___ Data shown

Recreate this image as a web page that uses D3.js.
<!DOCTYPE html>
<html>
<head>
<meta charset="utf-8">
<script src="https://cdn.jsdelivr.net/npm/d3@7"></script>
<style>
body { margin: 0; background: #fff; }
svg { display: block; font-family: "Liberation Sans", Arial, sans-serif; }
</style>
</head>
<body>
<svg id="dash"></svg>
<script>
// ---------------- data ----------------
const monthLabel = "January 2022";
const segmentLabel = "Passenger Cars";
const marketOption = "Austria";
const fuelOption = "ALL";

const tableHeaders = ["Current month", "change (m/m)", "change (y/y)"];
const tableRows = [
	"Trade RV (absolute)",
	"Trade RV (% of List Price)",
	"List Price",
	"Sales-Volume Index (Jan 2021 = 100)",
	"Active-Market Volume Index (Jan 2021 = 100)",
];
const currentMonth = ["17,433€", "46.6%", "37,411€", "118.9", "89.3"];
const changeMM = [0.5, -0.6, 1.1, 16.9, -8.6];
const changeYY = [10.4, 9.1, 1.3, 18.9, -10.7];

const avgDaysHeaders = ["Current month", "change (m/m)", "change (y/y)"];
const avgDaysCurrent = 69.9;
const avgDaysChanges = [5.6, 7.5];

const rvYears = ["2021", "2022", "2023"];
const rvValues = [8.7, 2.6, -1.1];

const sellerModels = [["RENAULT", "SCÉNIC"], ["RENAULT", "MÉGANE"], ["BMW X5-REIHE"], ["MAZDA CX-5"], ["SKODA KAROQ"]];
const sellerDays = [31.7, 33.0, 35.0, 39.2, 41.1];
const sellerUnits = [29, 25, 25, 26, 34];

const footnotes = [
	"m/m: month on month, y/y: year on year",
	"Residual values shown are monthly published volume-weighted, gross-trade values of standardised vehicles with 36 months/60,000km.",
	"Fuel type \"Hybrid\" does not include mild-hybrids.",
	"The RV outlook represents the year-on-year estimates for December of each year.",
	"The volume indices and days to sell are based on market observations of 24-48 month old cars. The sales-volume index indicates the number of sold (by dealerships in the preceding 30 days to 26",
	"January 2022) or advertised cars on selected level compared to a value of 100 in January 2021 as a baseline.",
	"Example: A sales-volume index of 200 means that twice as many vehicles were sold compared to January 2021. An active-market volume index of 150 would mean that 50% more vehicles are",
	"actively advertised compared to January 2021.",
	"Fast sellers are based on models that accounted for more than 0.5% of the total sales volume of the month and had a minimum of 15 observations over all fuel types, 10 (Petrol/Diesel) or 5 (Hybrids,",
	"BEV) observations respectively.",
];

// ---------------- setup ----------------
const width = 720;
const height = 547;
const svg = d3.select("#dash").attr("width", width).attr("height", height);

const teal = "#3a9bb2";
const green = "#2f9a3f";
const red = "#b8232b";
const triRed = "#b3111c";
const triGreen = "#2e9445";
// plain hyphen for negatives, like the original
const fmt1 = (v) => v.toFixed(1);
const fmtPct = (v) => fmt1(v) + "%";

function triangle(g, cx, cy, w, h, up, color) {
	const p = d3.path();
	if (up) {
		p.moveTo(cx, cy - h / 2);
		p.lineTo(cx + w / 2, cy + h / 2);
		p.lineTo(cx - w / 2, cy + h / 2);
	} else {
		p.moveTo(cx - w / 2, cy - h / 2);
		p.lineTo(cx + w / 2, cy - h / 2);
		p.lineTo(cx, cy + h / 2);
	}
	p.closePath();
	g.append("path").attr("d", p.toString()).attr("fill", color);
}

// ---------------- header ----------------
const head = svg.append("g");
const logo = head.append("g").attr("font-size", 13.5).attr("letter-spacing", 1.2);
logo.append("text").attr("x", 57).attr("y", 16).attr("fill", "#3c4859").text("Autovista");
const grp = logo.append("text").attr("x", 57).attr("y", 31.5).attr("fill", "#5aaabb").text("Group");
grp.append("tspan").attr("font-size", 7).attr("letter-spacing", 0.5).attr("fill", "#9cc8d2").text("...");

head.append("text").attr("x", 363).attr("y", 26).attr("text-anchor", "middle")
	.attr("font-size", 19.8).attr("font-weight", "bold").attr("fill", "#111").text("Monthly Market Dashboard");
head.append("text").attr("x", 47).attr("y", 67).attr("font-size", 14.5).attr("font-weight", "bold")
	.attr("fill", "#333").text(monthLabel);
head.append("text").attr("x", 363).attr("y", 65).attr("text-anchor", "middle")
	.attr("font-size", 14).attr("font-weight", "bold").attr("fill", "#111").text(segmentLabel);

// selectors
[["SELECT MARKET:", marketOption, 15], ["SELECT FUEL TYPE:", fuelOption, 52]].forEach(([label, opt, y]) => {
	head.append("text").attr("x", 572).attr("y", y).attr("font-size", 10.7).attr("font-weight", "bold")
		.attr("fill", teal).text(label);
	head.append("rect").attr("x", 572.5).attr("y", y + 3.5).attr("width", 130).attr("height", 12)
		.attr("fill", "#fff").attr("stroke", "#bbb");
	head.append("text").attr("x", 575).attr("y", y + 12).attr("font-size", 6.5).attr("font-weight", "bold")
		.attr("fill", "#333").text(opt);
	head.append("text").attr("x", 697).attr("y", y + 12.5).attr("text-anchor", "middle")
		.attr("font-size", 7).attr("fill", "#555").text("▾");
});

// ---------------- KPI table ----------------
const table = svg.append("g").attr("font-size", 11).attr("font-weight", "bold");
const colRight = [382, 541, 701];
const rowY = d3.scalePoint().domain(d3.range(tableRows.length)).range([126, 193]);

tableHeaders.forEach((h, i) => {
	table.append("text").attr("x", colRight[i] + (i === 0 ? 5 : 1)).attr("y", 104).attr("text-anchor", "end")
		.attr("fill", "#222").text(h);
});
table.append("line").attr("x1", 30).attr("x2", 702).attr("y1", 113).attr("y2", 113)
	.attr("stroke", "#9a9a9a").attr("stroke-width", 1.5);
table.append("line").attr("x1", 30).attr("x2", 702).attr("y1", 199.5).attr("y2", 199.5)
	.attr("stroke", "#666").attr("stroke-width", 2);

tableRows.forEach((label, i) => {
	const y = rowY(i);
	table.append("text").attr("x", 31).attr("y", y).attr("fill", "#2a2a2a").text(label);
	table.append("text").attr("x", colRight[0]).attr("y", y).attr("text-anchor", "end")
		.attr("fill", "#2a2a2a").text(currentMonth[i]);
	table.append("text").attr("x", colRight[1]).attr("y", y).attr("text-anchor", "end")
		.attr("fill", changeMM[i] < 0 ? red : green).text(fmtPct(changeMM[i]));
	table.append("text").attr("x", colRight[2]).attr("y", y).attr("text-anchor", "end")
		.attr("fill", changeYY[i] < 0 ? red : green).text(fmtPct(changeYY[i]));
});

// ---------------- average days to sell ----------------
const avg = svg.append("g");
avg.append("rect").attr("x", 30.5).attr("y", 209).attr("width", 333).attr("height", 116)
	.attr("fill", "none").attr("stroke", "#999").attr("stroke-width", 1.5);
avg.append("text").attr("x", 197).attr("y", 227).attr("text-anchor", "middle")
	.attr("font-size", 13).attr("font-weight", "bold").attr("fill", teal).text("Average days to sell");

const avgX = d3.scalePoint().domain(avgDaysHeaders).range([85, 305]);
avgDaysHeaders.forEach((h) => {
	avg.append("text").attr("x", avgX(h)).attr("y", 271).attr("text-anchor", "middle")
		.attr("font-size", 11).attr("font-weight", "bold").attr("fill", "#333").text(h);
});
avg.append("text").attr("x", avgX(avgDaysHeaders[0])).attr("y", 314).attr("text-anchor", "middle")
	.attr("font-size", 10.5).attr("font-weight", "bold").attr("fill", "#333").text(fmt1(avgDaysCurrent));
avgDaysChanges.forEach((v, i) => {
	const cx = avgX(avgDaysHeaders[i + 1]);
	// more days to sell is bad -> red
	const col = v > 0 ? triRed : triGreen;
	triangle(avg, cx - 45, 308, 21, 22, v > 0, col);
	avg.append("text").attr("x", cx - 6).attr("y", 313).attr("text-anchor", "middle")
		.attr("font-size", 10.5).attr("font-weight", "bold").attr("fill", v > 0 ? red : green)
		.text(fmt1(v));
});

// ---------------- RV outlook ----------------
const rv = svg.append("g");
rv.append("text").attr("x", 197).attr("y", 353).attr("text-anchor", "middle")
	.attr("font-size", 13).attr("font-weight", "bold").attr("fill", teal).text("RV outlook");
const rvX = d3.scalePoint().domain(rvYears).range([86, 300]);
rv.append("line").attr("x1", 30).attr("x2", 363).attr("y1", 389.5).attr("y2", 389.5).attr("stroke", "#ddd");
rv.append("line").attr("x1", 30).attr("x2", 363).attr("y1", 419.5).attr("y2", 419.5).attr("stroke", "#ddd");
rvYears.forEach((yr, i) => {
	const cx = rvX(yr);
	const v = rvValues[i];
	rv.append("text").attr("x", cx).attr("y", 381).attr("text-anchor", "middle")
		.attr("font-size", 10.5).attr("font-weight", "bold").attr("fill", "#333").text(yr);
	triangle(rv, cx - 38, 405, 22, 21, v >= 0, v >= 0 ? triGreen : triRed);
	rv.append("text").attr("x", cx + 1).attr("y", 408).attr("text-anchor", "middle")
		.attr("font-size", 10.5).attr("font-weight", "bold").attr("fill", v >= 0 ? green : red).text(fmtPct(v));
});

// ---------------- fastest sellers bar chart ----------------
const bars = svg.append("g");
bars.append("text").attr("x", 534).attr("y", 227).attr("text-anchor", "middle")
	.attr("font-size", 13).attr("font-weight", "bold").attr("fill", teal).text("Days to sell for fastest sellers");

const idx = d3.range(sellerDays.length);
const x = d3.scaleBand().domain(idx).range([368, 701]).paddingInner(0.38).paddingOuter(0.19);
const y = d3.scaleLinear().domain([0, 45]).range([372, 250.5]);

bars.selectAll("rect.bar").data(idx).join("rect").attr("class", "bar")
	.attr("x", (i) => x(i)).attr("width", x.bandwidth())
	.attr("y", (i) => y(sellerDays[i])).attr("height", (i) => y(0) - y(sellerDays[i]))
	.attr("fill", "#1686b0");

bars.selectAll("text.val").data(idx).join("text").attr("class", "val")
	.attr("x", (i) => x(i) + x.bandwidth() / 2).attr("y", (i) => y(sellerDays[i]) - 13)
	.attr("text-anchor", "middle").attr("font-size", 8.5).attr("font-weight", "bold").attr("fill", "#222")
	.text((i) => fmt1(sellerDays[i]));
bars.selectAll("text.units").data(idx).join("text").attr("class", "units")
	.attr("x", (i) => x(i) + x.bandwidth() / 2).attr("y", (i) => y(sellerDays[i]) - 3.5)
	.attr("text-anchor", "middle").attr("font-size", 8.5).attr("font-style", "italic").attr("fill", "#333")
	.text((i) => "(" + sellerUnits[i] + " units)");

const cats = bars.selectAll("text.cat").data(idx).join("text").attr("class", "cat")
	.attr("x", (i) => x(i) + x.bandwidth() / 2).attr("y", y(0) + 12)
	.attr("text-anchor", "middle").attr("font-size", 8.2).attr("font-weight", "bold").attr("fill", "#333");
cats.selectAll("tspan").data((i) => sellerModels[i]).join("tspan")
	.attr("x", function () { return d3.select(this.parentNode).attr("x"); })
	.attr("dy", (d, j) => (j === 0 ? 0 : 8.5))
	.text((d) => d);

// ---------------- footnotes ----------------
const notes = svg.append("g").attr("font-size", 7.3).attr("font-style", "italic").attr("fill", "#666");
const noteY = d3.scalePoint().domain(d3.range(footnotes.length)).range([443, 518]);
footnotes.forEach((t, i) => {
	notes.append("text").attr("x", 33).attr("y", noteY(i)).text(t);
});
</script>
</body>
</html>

______

### To do
From the listing above, pick out each line where the word "this" appears.

### Finished task
Recreate this image as a web page that uses D3.js.
	.attr("x", function () { return d3.select(this.parentNode).attr("x"); })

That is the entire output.